XANADU is a mission-independent data analysis software package for
high energy astrophysics which is normally distributed as part of the
HEAsoft package. Currently XANADU includes XSPEC for spectral
analysis, XIMAGE for image analysis, and XRONOS for timing analysis.
Suzaku spectral, image, and timing analysis may be carried out within
XANADU. In particular, the Suzaku GOF will fully support spectral
analysis using XSPEC, and provide spectral response files (and/or
response generators) with the XSPEC standard format. This guide
assumes that the user is generally familiar with the XANADU package
but if not, more information can be found at:
Profit is a spectral analysis tool with a graphical user interface,
designed generally for high-resolution spectroscopy but with Suzaku in
mind. Profit is in active development and the reader is directed
http://heasarc.gsfc.nasa.gov/docs/software/profit/ for downloading instructions and details of its current functionality.
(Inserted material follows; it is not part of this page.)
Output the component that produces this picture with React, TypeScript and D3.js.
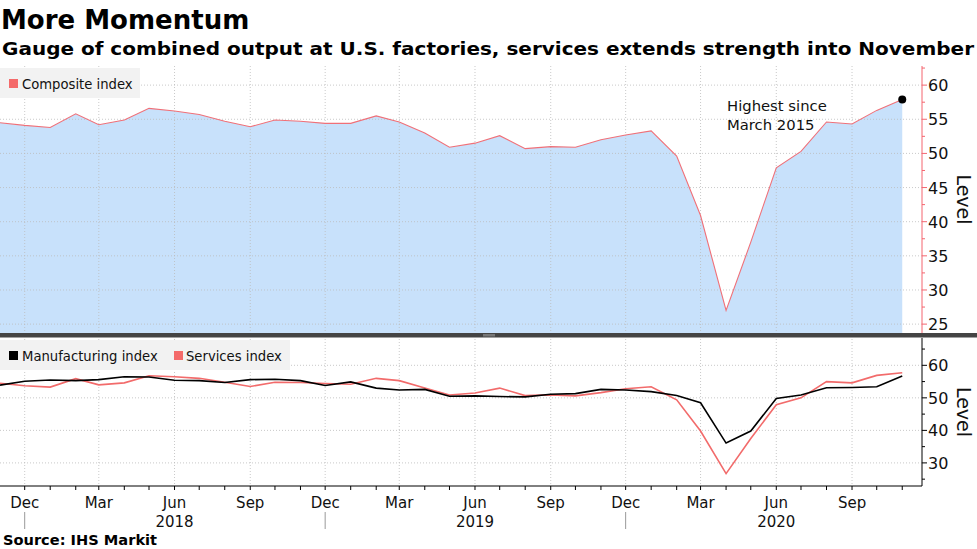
import React from "react";
import * as d3 from "d3";

// Monthly readings, Nov 2017 .. Nov 2020
const START_YEAR = 2017;
const START_MONTH = 10; // November (0-based)

const composite = [
  54.5, 54.1, 53.8, 55.8, 54.2, 54.9, 56.6, 56.2, 55.7, 54.7, 53.9, 54.9, 54.7,
  54.4, 54.4, 55.5, 54.6, 53.0, 50.9, 51.5, 52.6, 50.7, 51.0, 50.9, 52.0,
  52.7, 53.3, 49.6, 40.9, 27.0, 37.0, 47.9, 50.3, 54.6, 54.3, 56.3, 57.9,
];

const manufacturing = [
  53.9, 55.1, 55.5, 55.3, 55.6, 56.5, 56.4, 55.4, 55.3, 54.7, 55.6, 55.7, 55.3,
  53.8, 54.9, 53.0, 52.4, 52.6, 50.5, 50.6, 50.4, 50.3, 51.1, 51.3, 52.6,
  52.4, 51.9, 50.7, 48.5, 36.1, 39.8, 49.8, 50.9, 53.1, 53.2, 53.4, 56.7,
];

const services = [
  54.5, 53.7, 53.3, 55.9, 54.0, 54.6, 56.8, 56.5, 56.0, 54.8, 53.5, 54.8, 54.7,
  54.4, 54.2, 56.0, 55.3, 53.0, 50.9, 51.5, 53.0, 50.7, 50.9, 50.6, 51.6,
  52.8, 53.4, 49.4, 39.8, 26.7, 37.5, 47.9, 50.0, 55.0, 54.6, 56.9, 57.7,
];

const topTicks = [25, 30, 35, 40, 45, 50, 55, 60];
const topMinor = [27.5, 32.5, 37.5, 42.5, 47.5, 52.5, 57.5, 62.5];
const bottomTicks = [30, 40, 50, 60];
const bottomMinor = [25, 35, 45, 55, 65];
const monthNames = ["Jan", "Feb", "Mar", "Apr", "May", "Jun", "Jul", "Aug", "Sep", "Oct", "Nov", "Dec"];
const years = [2018, 2019, 2020];

const W = 977;
const H = 549;
const PLOT_R = 922;
const TOP = { y0: 66, y1: 333 };
const BOT = { y0: 338, y1: 486 };
const FONT = "DejaVu Sans, Verdana, sans-serif";

const dates = composite.map((_, i) => new Date(Date.UTC(START_YEAR, START_MONTH + i, 1)));

const x = d3
  .scaleUtc()
  .domain([new Date(Date.UTC(2017, 10, 1)), new Date(Date.UTC(2020, 10, 25))])
  .range([0, PLOT_R]);

const yTop = d3.scaleLinear().domain([23.7, 62.8]).range([TOP.y1, TOP.y0]);
const yBot = d3.scaleLinear().domain([22.9, 68.4]).range([BOT.y1, BOT.y0]);

const monthTicks = x.ticks(d3.utcMonth.every(1)!).filter((d) => x(d) > 1);
const quarterTicks = monthTicks.filter((d) => [2, 5, 8, 11].includes(d.getUTCMonth()));

const App: React.FC = () => {
  const area = d3
    .area<number>()
    .x((_, i) => x(dates[i]))
    .y0(TOP.y1)
    .y1((d) => yTop(d));
  const lineTop = d3
    .line<number>()
    .x((_, i) => x(dates[i]))
    .y((d) => yTop(d));
  const lineBot = d3
    .line<number>()
    .x((_, i) => x(dates[i]))
    .y((d) => yBot(d));

  const last = composite.length - 1;

  return (
    <svg
      width={W}
      height={H}
      style={{ position: "absolute", left: 0, top: 0, background: "#fff" }}
      fontFamily={FONT}
    >
      {/* titles */}
      <text x={1} y={29} fontSize={26} fontWeight="bold" fill="#000">
        More Momentum
      </text>
      <text x={2} y={55} fontSize={17.5} fontWeight="bold" fill="#000" textLength={972} lengthAdjust="spacingAndGlyphs">
        Gauge of combined output at U.S. factories, services extends strength into November
      </text>

      {/* top panel */}
      <path d={area(composite) ?? ""} fill="#c8e1fb" />
      {quarterTicks.map((d) => (
        <line key={"vg" + d.getTime()} x1={x(d)} x2={x(d)} y1={TOP.y0} y2={BOT.y1} stroke="#bbb" strokeDasharray="1,2" strokeWidth={0.8} />
      ))}
      {topTicks.map((t) => (
        <line key={"hg" + t} x1={0} x2={PLOT_R} y1={yTop(t)} y2={yTop(t)} stroke="#bbb" strokeDasharray="1,2" strokeWidth={0.8} />
      ))}
      <path d={lineTop(composite) ?? ""} fill="none" stroke="#f07078" strokeWidth={1.1} />
      <circle cx={x(dates[last])} cy={yTop(composite[last])} r={4} fill="#000" />
      <text x={727} y={111} fontSize={14.8} fill="#111">Highest since</text>
      <text x={727} y={130} fontSize={14.8} fill="#111">March 2015</text>

      <rect x={0} y={68} width={140} height={30} fill="#f2f2f2" />
      <rect x={9} y={79} width={9} height={9} fill="#f46a6a" />
      <text x={22} y={89} fontSize={13.2} fill="#111">Composite index</text>

      {/* top right axis */}
      <line x1={PLOT_R} x2={PLOT_R} y1={TOP.y0} y2={TOP.y1} stroke="#f4646e" strokeWidth={1} />
      {topTicks.map((t) => (
        <g key={"tt" + t}>
          <line x1={PLOT_R} x2={PLOT_R + 5} y1={yTop(t)} y2={yTop(t)} stroke="#f4646e" />
          <text x={PLOT_R + 6} y={yTop(t) + 6} fontSize={16} fill="#111">{t}</text>
        </g>
      ))}
      {topMinor.map((t) => (
        <line key={"tm" + t} x1={PLOT_R} x2={PLOT_R + 3} y1={yTop(t)} y2={yTop(t)} stroke="#f4646e" />
      ))}
      <text transform={`translate(957,${(TOP.y0 + TOP.y1) / 2}) rotate(90)`} textAnchor="middle" fontSize={19} fill="#111">
        Level
      </text>

      {/* separator */}
      <rect x={0} y={333} width={W} height={4.5} fill="#444" />
      <rect x={483} y={334} width={12} height={2.5} fill="#777" />

      {/* bottom panel */}
      {bottomTicks.map((t) => (
        <line key={"bg" + t} x1={0} x2={PLOT_R} y1={yBot(t)} y2={yBot(t)} stroke="#bbb" strokeDasharray="1,2" strokeWidth={0.8} />
      ))}
      <path d={lineBot(services) ?? ""} fill="none" stroke="#f26b6b" strokeWidth={1.6} />
      <path d={lineBot(manufacturing) ?? ""} fill="none" stroke="#000" strokeWidth={1.6} />

      <rect x={0} y={340} width={290} height={30} fill="#f2f2f2" />
      <rect x={9} y={351} width={9} height={9} fill="#000" />
      <text x={22} y={361} fontSize={13.2} fill="#111">Manufacturing index</text>
      <rect x={174} y={351} width={9} height={9} fill="#f46a6a" />
      <text x={186} y={361} fontSize={13.2} fill="#111">Services index</text>

      {/* bottom right axis */}
      <line x1={PLOT_R} x2={PLOT_R} y1={BOT.y0} y2={BOT.y1} stroke="#000" />
      {bottomTicks.map((t) => (
        <g key={"bt" + t}>
          <line x1={PLOT_R} x2={PLOT_R + 5} y1={yBot(t)} y2={yBot(t)} stroke="#000" />
          <text x={PLOT_R + 6} y={yBot(t) + 6} fontSize={16} fill="#111">{t}</text>
        </g>
      ))}
      {bottomMinor.map((t) => (
        <line key={"bm" + t} x1={PLOT_R} x2={PLOT_R + 3} y1={yBot(t)} y2={yBot(t)} stroke="#000" />
      ))}
      <text transform={`translate(957,${(BOT.y0 + BOT.y1) / 2}) rotate(90)`} textAnchor="middle" fontSize={19} fill="#111">
        Level
      </text>

      {/* x axis */}
      <line x1={0} x2={PLOT_R} y1={BOT.y1} y2={BOT.y1} stroke="#000" />
      {monthTicks.map((d) => (
        <line key={"mt" + d.getTime()} x1={x(d)} x2={x(d)} y1={BOT.y1} y2={BOT.y1 + 4} stroke="#000" />
      ))}
      {quarterTicks.map((d) => (
        <text key={"ql" + d.getTime()} x={x(d)} y={508} textAnchor="middle" fontSize={15} fill="#111">
          {monthNames[d.getUTCMonth()]}
        </text>
      ))}
      {quarterTicks
        .filter((d) => d.getUTCMonth() === 11)
        .map((d) => (
          <line key={"ys" + d.getTime()} x1={x(d)} x2={x(d)} y1={512} y2={529} stroke="#999" />
        ))}
      {years.map((yr) => (
        <text key={"yr" + yr} x={x(new Date(Date.UTC(yr, 5, 1)))} y={527} textAnchor="middle" fontSize={15} fill="#111">
          {yr}
        </text>
      ))}

      <text x={3} y={545} fontSize={14.6} fontWeight="bold" fill="#000">
        Source: IHS Markit
      </text>
    </svg>
  );
};

export default App;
In its initial release, Profit can display Suzaku spectra, focusing in and out as desired. Emission lines in the spectrum can be labelled using atomic data from either the ATOMDB or XSTAR line lists. The user can also select individual emission lines and redisplay the data in velocity space to search for line broadening or a Doppler shift. Profit has some ability to fit spectra, although this is rudimentary compared to XSPEC which is recommended when performing measurements for publication. Despite this limitation, Profit may be useful as a ``first-look'' tool when examining Suzaku data, especially for users not familiar with X-ray spectroscopy.